Roberts v. Drinkard

60 Ky. 309 | Ky. Ct. App. | 1860

JUDGE DUVALL

delivered the opinion op the court :

This was a proceeding in equity to attach a debt alleged to have been owing by Roberts to R. P. Drinkard, on the ground that the latter was a non-resident. Roberts was not only summoned as a garnishee,but was made a defendant in the action, and answered as such. His answer disclosed substantially this state of fact: That he had bought from Drinkard his interest in a tract of land which had been owned by his father, supposed to contain 144 .acres, in which the interest of Drinkard was one-twelfth part undivided, subject to the claim of the widow to dower; that Roberts was to pay for this interest $40 per acre, of. which he had paid $200, and was to pay the balance “whenever the defendant got title and possession of the said interest, at which time the exact quantity of the land would be known; the defendant will owe his co-defendant about $280 more on said land when he gets title and possession, if the land holds out 12 acres, as they suppose it will.”-

The plaintiff admitted the truth of this answer, and thereupon, without other proof, the court rendered a judgment, in which, after ascertaining the amount of the plaintiff’s demand, it is recited that “ defendant, Roberts will be indebted *310to defendant Drinkard in a larger sum than the above, but the same is not yet due, therefore it is adjudged that defendant Roberts pay to plaintiff his debt and costs, and when paid the same to be in discharge of the plaintiff’s demand,” &c. “Plaintiff shall not have execution until further order.”

This judgment is fatally erroneous.

1. The case was not in a condition, at the time of the submission, for any final order or judgment. The amount of the debt which Roberts would owe Drinkard, and the period at which it would become payable, were uncertain, both depending upon the future contingencies stated in the answer.

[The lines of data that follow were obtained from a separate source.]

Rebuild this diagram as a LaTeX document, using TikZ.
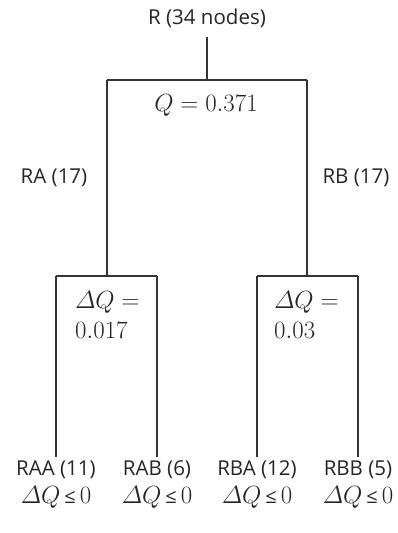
\documentclass[tikz,border=0pt]{standalone}
\usepackage{amsmath}
\usepackage{fontspec}
\setmainfont{Open Sans}
\newcommand{\dqle}{$\varDelta Q$\hspace{4pt}{\fontsize{20}{22}\selectfont ≤}\hspace{4pt}$0$}
\begin{document}
\begin{tikzpicture}[x=1pt,y=-1pt,
  lab/.style={inner sep=0pt, font=\fontsize{20.5}{24}\selectfont, text=black!85},
  mth/.style={inner sep=0pt, font=\fontsize{24}{28}\selectfont, text=black!85},
  edge/.style={draw=black!80, line width=1.1pt}]
\useasboundingbox (0,0) rectangle (397,533);
\node[lab] (R) at (207,18) {R (34 nodes)};
\coordinate (Rb) at (207,37);
\coordinate (Rj) at (207,80);
\coordinate (Aj) at (107,80);
\coordinate (Bj) at (307,80);
\coordinate (A) at (107,276);
\coordinate (B) at (307,276);
\coordinate (AAt) at (56,276);
\coordinate (ABt) at (157,276);
\coordinate (BAt) at (257,276);
\coordinate (BBt) at (358,276);
\coordinate (AAb) at (56,457);
\coordinate (ABb) at (157,457);
\coordinate (BAb) at (257,457);
\coordinate (BBb) at (358,457);
\draw[edge] (Rb) -- (Rj);
\draw[edge] (Aj) -- (Bj);
\draw[edge] (Aj) -- (A);
\draw[edge] (Bj) -- (B);
\draw[edge] (AAt) -- (ABt);
\draw[edge] (BAt) -- (BBt);
\draw[edge] (AAt) -- (AAb);
\draw[edge] (ABt) -- (ABb);
\draw[edge] (BAt) -- (BAb);
\draw[edge] (BBt) -- (BBb);
\node[mth] (Q) at (206,105) {$Q=0.371$};
\node[lab] (RA) at (54,178) {RA (17)};
\node[lab] (RB) at (356,178) {RB (17)};
\node[mth, anchor=west] (dA1) at (75,302) {$\varDelta Q=$};
\node[mth, anchor=west] (dA2) at (75,330) {$0.017$};
\node[mth, anchor=west] (dB1) at (274,302) {$\varDelta Q=$};
\node[mth, anchor=west] (dB2) at (274,330) {$0.03$};
\node[lab] (RAA) at (56,470) {RAA (11)};
\node[lab] (RAB) at (157,470) {RAB (6)};
\node[lab] (RBA) at (257,470) {RBA (12)};
\node[lab] (RBB) at (358,470) {RBB (5)};
\node[mth] (qAA) at (56,497) {\dqle};
\node[mth] (qAB) at (157,497) {\dqle};
\node[mth] (qBA) at (257,497) {\dqle};
\node[mth] (qBB) at (358,497) {\dqle};
\end{tikzpicture}
\end{document}
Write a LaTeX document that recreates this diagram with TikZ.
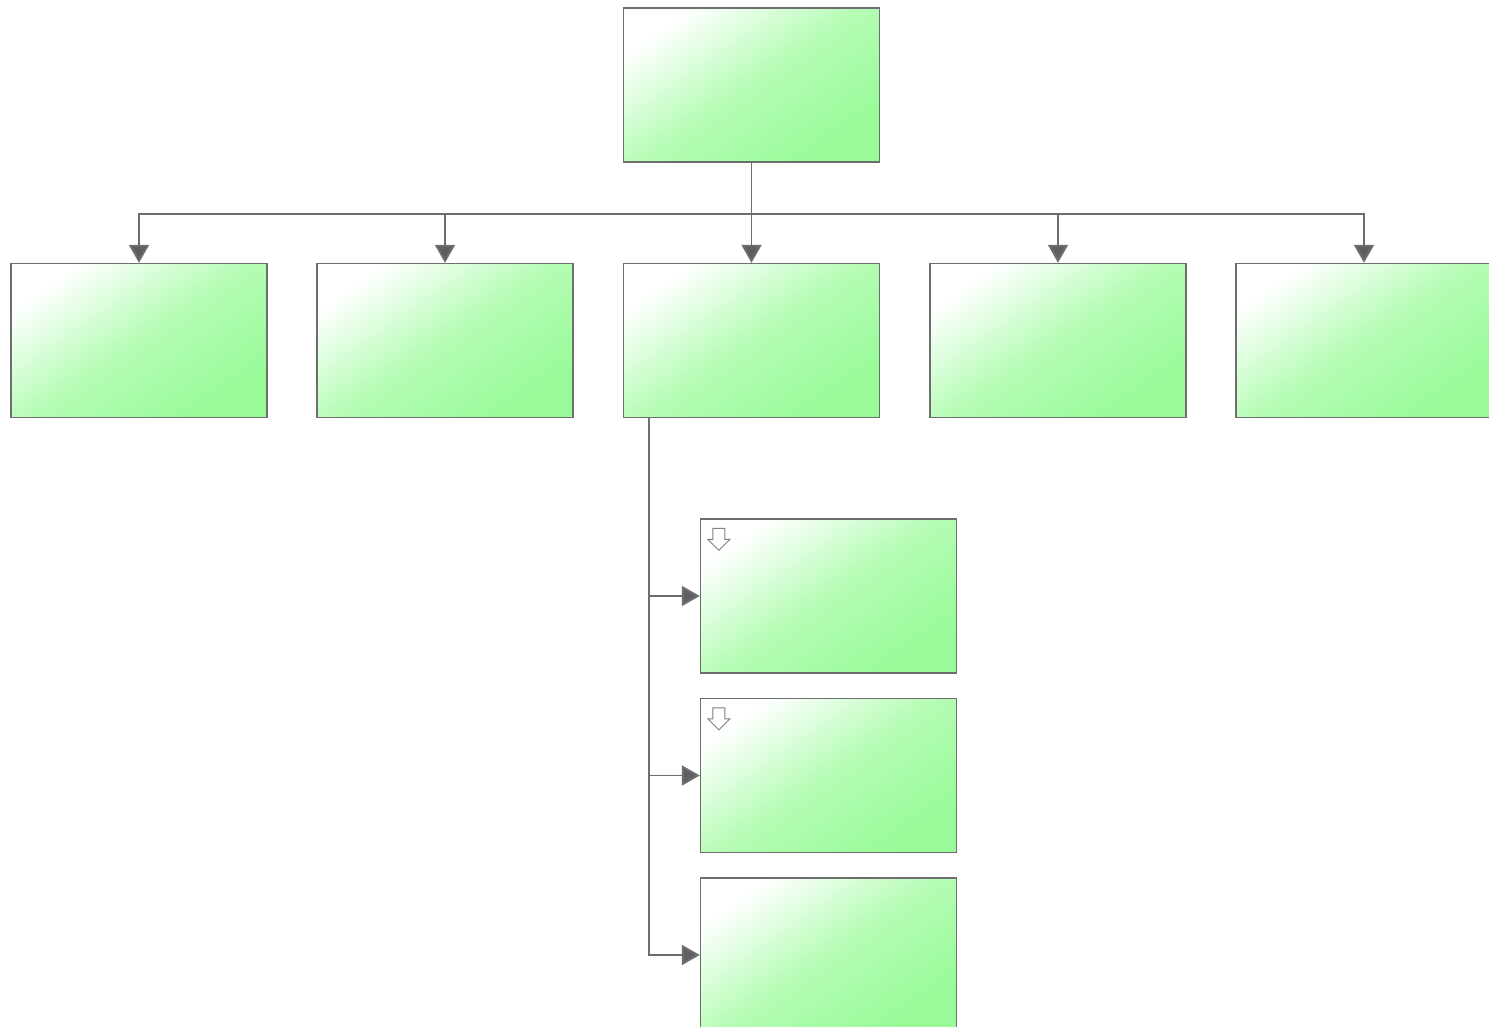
\documentclass[tikz,border=0pt]{standalone}
\usepackage{tikz}
\usetikzlibrary{shapes,arrows,arrows.meta}
\definecolor{boxgreen}{RGB}{152,251,152}
\definecolor{linegray}{RGB}{110,110,110}
\definecolor{tipgray}{RGB}{95,95,95}
\tikzstyle{orgbox} = [draw=linegray, line width=0.8pt, rectangle, minimum width=5.12cm, minimum height=3.08cm, inner sep=0pt, top color=white, bottom color=boxgreen, middle color=boxgreen!72, shading angle=35]
\tikzstyle{link} = [draw=linegray, line width=1.1pt, -{Triangle[width=0.4cm,length=0.36cm,fill=tipgray]}]
\tikzstyle{dropicon} = [draw=gray, line width=0.5pt, fill=white, line join=miter]
% small hollow arrow in the corner of a box
\newcommand{\dropmark}[1]{%
  \draw[dropicon, shift={(#1.north west)}] (13,10) -- (25,10) -- (25,21) -- (30,21) -- (19,32) -- (8,21) -- (13,21) -- cycle;}

\begin{document}
\begin{tikzpicture}[x=0.02cm, y=-0.02cm]
\useasboundingbox (0,0) rectangle (1489,1027);

% top of the chart
\node [orgbox] (head) at (751.5,85) {};

% second row
\node [orgbox] (r1) at (139,340.5) {};
\node [orgbox] (r2) at (445,340.5) {};
\node [orgbox] (r3) at (751.5,340.5) {};
\node [orgbox] (r4) at (1058,340.5) {};
\node [orgbox] (r5) at (1364,340.5) {};

% under the middle box
\node [orgbox] (c1) at (828.5,596) {};
\node [orgbox] (c2) at (828.5,775.5) {};
\node [orgbox] (c3) at (828.5,955) {};
\dropmark{c1}
\dropmark{c2}

\foreach \r in {r1,r2,r3,r4,r5}
  \draw [link] (head.south) -- ++(0,51) -| (\r.north);

\coordinate (spine) at ([xshift=0.52cm]r3.south west);
\foreach \c in {c1,c2,c3}
  \draw [link] (spine) |- (\c.west);
\end{tikzpicture}
\end{document}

It is clear, then-, that the court had no power to render a personal and final judgment against the defendant for a fixed and certain sum, which was not then due, and might never become due, according to the record as it then stood. The court in such a state of case, could have done nothing more than to make such interlocutory order in the form of an injunction or otherwise, as would have protected the rights of the plaintiff, retaining control of the case for such further and final judgment as the facts afterwards to be developed, and shown by additional pleadings, might have authorized. The error is not cured by the provision made in the judgment that the plaintiff should not have execution until further order. The judgment was unauthorized, and therefore prejudicial to the rights of Roberts, and the order for execution might have been made at any time without notice to him. He is therefore entitled to a reversal of the judgment.

2. His response to the rule presented a valid defense. According to a fair and equitable construction of his contract with his vendor, Roberts can only be held bound to pay for one-twelfth of the aggregate value of the 93f acres of land, at the price of $40 per acre. This construction of the contract is consistent with its terms, and with the evident intention of the parties. Roberts is also entitled to a deduction for the rents claimed to have been received by Drinkard, and also for a reasonable attorney’s fee, and of course will be liable for the one-twelfth of the part allotted to the widow for dower when he shall obtain the title and possession.

*311Both the judgments are therefore reversed,' and the. cause remanded for further pleadings, preparation, and proceedings in conformity with this opinion.